On the opening lap, Johnson saw an opening and quickly moved from eighth to second and about a quarter mile later was in the lead.

Then came possibly the longest 48 laps of his modified career.

“In dirt racing every time you think you have a plan, things just twist and turn,” Johnson said. “Some opportunities happened, holes opened up and we had a car good enough to be able to fill those holes. We got [the lead] quick. I knew when we got the lead on the second lap it was going to be a long 48 laps with Bobby Varin, Jeremy Wilder and Danny Johnson all right there. Bobby is tough at Fonda. If he got out front it may have been a different story. When the opportunity was in front of me, I couldn’t hesitate.”

It seemed like every time RJ found a rhythm or built a substantial lead, the caution came out.

“I don’t know if the cautions were hurting or helping. I never saw a racecar the whole race. I didn’t see anybody poking around me,” Johnson said. “I was told Bobby got under me a bit in turn four once but I never saw him. I ran the top for a little while down in one and two but then I got hooked up on the bottom. I never saw a car but I knew they were there. I committed myself to the bottom and lived or died down there.”

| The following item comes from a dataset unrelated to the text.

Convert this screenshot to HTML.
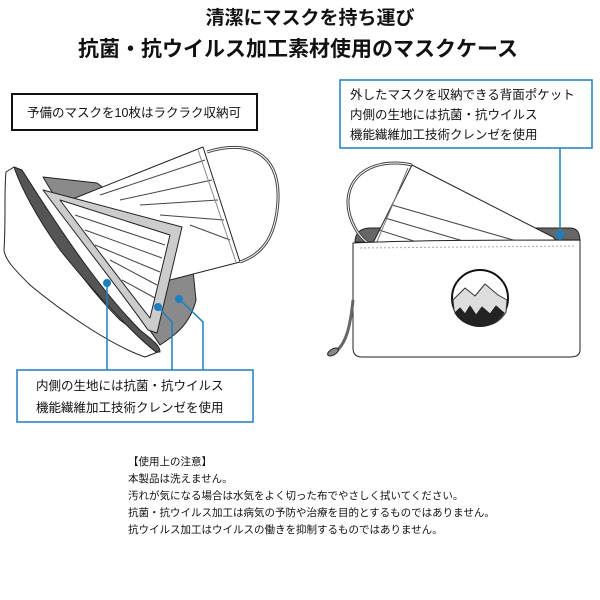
<!DOCTYPE html>
<html><head><meta charset="utf-8"><style>
html,body{margin:0;padding:0;background:#fff}
svg{display:block}
text{font-family:"Liberation Sans","Noto Sans CJK JP",sans-serif;fill:#111}
</style></head><body>
<svg width="600" height="600" viewBox="0 0 600 600" xmlns="http://www.w3.org/2000/svg">
<text x="310" y="24" font-size="19" font-weight="bold" text-anchor="middle">清潔にマスクを持ち運び</text>
<text x="298" y="56" font-size="21" font-weight="bold" text-anchor="middle">抗菌・抗ウイルス加工素材使用のマスクケース</text>

<rect x="12" y="94" width="245" height="36" fill="#fff" stroke="#111" stroke-width="2"/>
<text x="134" y="117" font-size="12.5" text-anchor="middle">予備のマスクを10枚はラクラク収納可</text>

<g stroke="#222" stroke-width="1" stroke-linejoin="round">
<path d="M6,172 L14,167 C40,220 80,280 120,320 C140,335 155,345 158,352 L145,357 C110,345 60,310 30,285 C15,270 5,260 4,250 C6,220 4,190 6,172Z" fill="#fff"/>
<path d="M43,177 L97,183 L160,230 L190,240 L196,300 C190,325 175,335 160,345 C130,300 80,240 43,177Z" fill="#8a8a8a"/>
<path d="M14,167 L22,170 C60,230 100,290 140,330 C152,340 160,345 160,352 L156,352 C140,340 100,300 60,250 C35,215 20,185 14,167Z" fill="#555"/>
<path d="M70,200 L203,147 L240,262 L170,280 Z" fill="#fff"/>
<path d="M207,152 C245,140 280,150 278,200 C276,240 260,255 240,262" fill="none" stroke="#444" stroke-width="3"/>
<path d="M207,152 C245,140 280,150 278,200 C276,240 260,255 240,262" fill="none" stroke="#fff" stroke-width="1"/>
<g stroke="#444"><line x1="100" y1="195" x2="205" y2="160"/><line x1="120" y1="200" x2="212" y2="180"/><line x1="140" y1="205" x2="218" y2="200"/><line x1="160" y1="215" x2="224" y2="220"/><line x1="190" y1="225" x2="230" y2="240"/></g>
<line x1="198" y1="150" x2="236" y2="262" stroke="#888"/>
<path d="M43,190 L182,227 L157,333 L148,330 C120,290 80,240 43,190Z" fill="#ccc"/>
<path d="M60,200 L170,235 L150,318 C120,280 90,240 60,200Z" fill="#fff"/>
<g stroke="#444"><line x1="75" y1="215" x2="165" y2="245"/><line x1="85" y1="230" x2="162" y2="258"/><line x1="95" y1="245" x2="160" y2="272"/><line x1="110" y1="260" x2="157" y2="285"/><line x1="122" y1="280" x2="155" y2="298"/></g>
</g>
<g fill="#1c7fc0"><circle cx="107" cy="283" r="4"/><circle cx="158" cy="307" r="4"/><circle cx="179" cy="299" r="4"/></g>
<g stroke="#1c7fc0" stroke-width="1.5" fill="none">
<path d="M107,283 V370"/><path d="M158,307 L172,322 V370"/><path d="M179,299 L203,322 V370"/>
</g>
<rect x="17" y="370" width="236" height="52" fill="#fff" stroke="#1c7fc0" stroke-width="1.5"/>
<text x="36" y="390" font-size="12.5">内側の生地には抗菌・抗ウイルス</text>
<text x="36" y="412" font-size="12.5">機能繊維加工技術クレンゼを使用</text>

<rect x="340" y="80" width="252" height="68" fill="#fff" stroke="#1c7fc0" stroke-width="1.5"/>
<text x="350" y="99" font-size="12.5">外したマスクを収納できる背面ポケット</text>
<text x="350" y="119" font-size="12.5">内側の生地には抗菌・抗ウイルス</text>
<text x="350" y="139" font-size="12.5">機能繊維加工技術クレンゼを使用</text>

<g stroke="#222" stroke-width="1" stroke-linejoin="round">
<path d="M355,242 C355,232 362,228 370,228 L570,228 C578,228 580,234 580,242 Z" fill="#666"/>
<path d="M412,165 C380,158 350,170 348,200 C347,220 360,240 372,245" fill="none" stroke="#444" stroke-width="3"/>
<path d="M412,165 C380,158 350,170 348,200 C347,220 360,240 372,245" fill="none" stroke="#fff" stroke-width="1"/>
<path d="M412,165 L553,237 L560,245 L372,245 Z" fill="#fff"/>
<g stroke="#444"><line x1="392" y1="205" x2="520" y2="242"/><line x1="385" y1="218" x2="470" y2="243"/><line x1="379" y1="230" x2="420" y2="243"/></g>
<line x1="408" y1="168" x2="376" y2="244" stroke="#777"/>
<path d="M353,243 C420,240 500,240 580,240 L580,350 C580,355 576,357 570,357 L362,357 C356,357 353,354 353,348 Z" fill="#fff"/>
<line x1="360" y1="248" x2="576" y2="246" stroke="#aaa" stroke-dasharray="2 2"/>
<path d="M353,300 C350,330 345,345 335,352" fill="none" stroke="#666" stroke-width="3"/>
<ellipse cx="333" cy="352" rx="6" ry="3" fill="#888" transform="rotate(-30 333 352)"/>
<circle cx="480" cy="298" r="28" fill="#fff" stroke="#111" stroke-width="2"/>
<path d="M453,300 L465,288 L475,296 L485,284 L498,295 L507,300 L506,312 C500,322 492,326 480,326 C468,326 458,320 454,310 Z" fill="#ddd" stroke="#333"/>
<path d="M455,313 L460,308 L465,314 L470,306 L476,315 L482,307 L490,314 L496,306 L504,313 C498,322 490,326 480,326 C468,326 460,321 455,313Z" fill="#222"/>
</g>
<line x1="560" y1="148" x2="560" y2="234" stroke="#1c7fc0" stroke-width="1.5"/>
<path d="M554,232 L566,232 L560,241 Z" fill="#1c7fc0"/>

<g font-size="10.5">
<text x="128" y="465">【使用上の注意】</text>
<text x="128" y="482">本製品は洗えません。</text>
<text x="128" y="499">汚れが気になる場合は水気をよく切った布でやさしく拭いてください。</text>
<text x="128" y="516">抗菌・抗ウイルス加工は病気の予防や治療を目的とするものではありません。</text>
<text x="128" y="533">抗ウイルス加工はウイルスの働きを抑制するものではありません。</text>
</g>
</svg>
</body></html>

At one point midway through the 50-lap feature Johnson, Varin and Wilder, who were separated by four points for the top spot in the standings heading into the race, were running 1-2-3 less than 10 car lengths apart.

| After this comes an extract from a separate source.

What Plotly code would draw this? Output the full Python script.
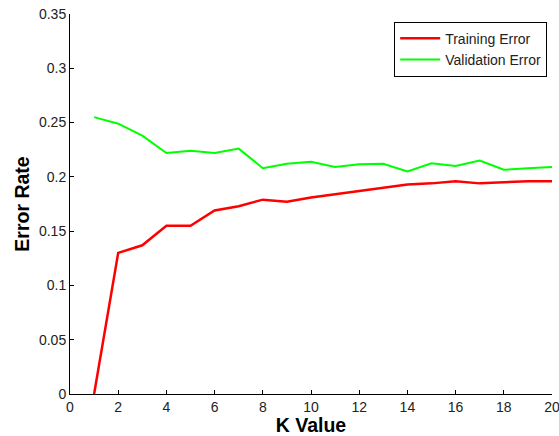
import plotly.graph_objects as go

k_values = list(range(1, 21))
training_error = [0.0, 0.130, 0.137, 0.155, 0.155, 0.169, 0.173, 0.179, 0.177, 0.181,
                  0.184, 0.187, 0.190, 0.193, 0.194, 0.196, 0.194, 0.195, 0.196, 0.196]
validation_error = [0.255, 0.249, 0.238, 0.222, 0.224, 0.222, 0.226, 0.208, 0.212, 0.214,
                    0.209, 0.2115, 0.212, 0.205, 0.2125, 0.210, 0.215, 0.2065, 0.208, 0.209]

FONT = "Liberation Sans, Arial, sans-serif"

fig = go.Figure()
fig.add_trace(go.Scatter(x=k_values, y=training_error, mode="lines", name="Training Error",
                         line=dict(color="#ff0000", width=2.5)))
fig.add_trace(go.Scatter(x=k_values, y=validation_error, mode="lines", name="Validation Error",
                         line=dict(color="#00ff00", width=2)))

axis_common = dict(showline=True, linecolor="black", linewidth=1, mirror=False, automargin=False,
                   ticks="inside", ticklen=4, tickcolor="black", showgrid=False, zeroline=False,
                   ticklabeloverflow="allow",
                   tickfont=dict(family=FONT, size=14, color="#222"))

fig.update_layout(
    width=559, height=436,
    margin=dict(l=70, r=7, t=14, b=42),
    paper_bgcolor="white", plot_bgcolor="white",
    xaxis=dict(range=[0, 20], tickmode="linear", tick0=0, dtick=2,
               title=dict(text="<b>K Value</b>", font=dict(family=FONT, size=19.5, color="black"), standoff=6),
               **axis_common),
    yaxis=dict(range=[0, 0.35], tickmode="linear", tick0=0, dtick=0.05,
               title=dict(text="<b>Error Rate</b>", font=dict(family=FONT, size=19.5, color="black"), standoff=4),
               **axis_common),
    legend=dict(x=0.99, y=0.98, xanchor="right", yanchor="top",
                bordercolor="black", borderwidth=1, bgcolor="white",
                font=dict(family=FONT, size=14, color="#222"),
                tracegroupgap=0, itemwidth=40),
    showlegend=True,
)

# remove the default 8px page margin so the figure sits at the window's top-left corner
fig.write_html("out.html", config={"displayModeBar": False},
               post_script="document.body.style.margin='0';")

Wilder fell back and then went pitside to change a flat tire, while Varin made a run at Johnson n the final 10 laps only to have a right front tire go down, ending his quest for a seventh track championship.

For RJ, his second track championship along with five wins on the season, has boosted his moral.

“It was really satisfying especially after the past couple of years that we had were really frustrating,” he said. “To rebound back like we did this year is great. The opportunity that Jake and Nancy Spraker gave me was tremendous. I am really happy with and proud of our race team. It is real satisfying.”

With Fonda Speedway on break for the annual Fonda Fair, Johnson said his is going to take a couple nights off.

“I think we are going to take some time off and get our act together,” he said. “We have to finish out Albany-Saratoga and get ready for the end of the year races at Fonda and maybe do the Outlaw race at Fulton.”

One race that is in the future is the NAPA 300 during Super DIRT Week at Oswego Speedway in October.

“Actually I met with Jake a couple of times after Saturday’s race and we made the decision that we are going to run Oswego,” Johnson said. “Jake just ordered a new racecar for me to go there with. Jake does everything first class and he wants it to be 100 percent brand new. I don’t remember going to Super DIRT Week with a car that was 100 percent brand new like we will this year.”

For Spraker, Johnson’s victory and track championship gave him a sweep of the modified and 602 sportsman track championships as Rocky Warner locked up his second-straight sportsman title in a Spraker-owned car.

The feat has only been done once before by a car owner at Fonda. Tommy Spencer was the car owner for Mike Romano and Tim Clemons when they won the titles in 1990. He was also one of the primary sponsors on Ricky Achzet’s championship street stock (now pro stock division) that season.


Friday night Tony Farone was first under the checkers at Glen Ridge Motorsports Park to claim the lion’s share of the prize and contingency money for winning the 50-lap Don Warner Tribute race.

However, his celebration was cut short as the money was put up and a protest was filed against his motor, meaning it would have to be pulled from the car, impounded and then sent out to be checked by a local engine builder.

Farone opted to not have his engine pulled and forfeited the win and close to $2,000 in prize money, giving the victory to rocky Warner.

Saturday night the same thing happened as John McAuliffe won the 602 spotsman feature. Again a protest was filed and the money put up to have McAuliffe’s engine pulled to be checked.

McAuliffe also opted not to pull his engine and have it checked out, leading to a disqualification and giving the victory to second-place finisher Brian Calabrese.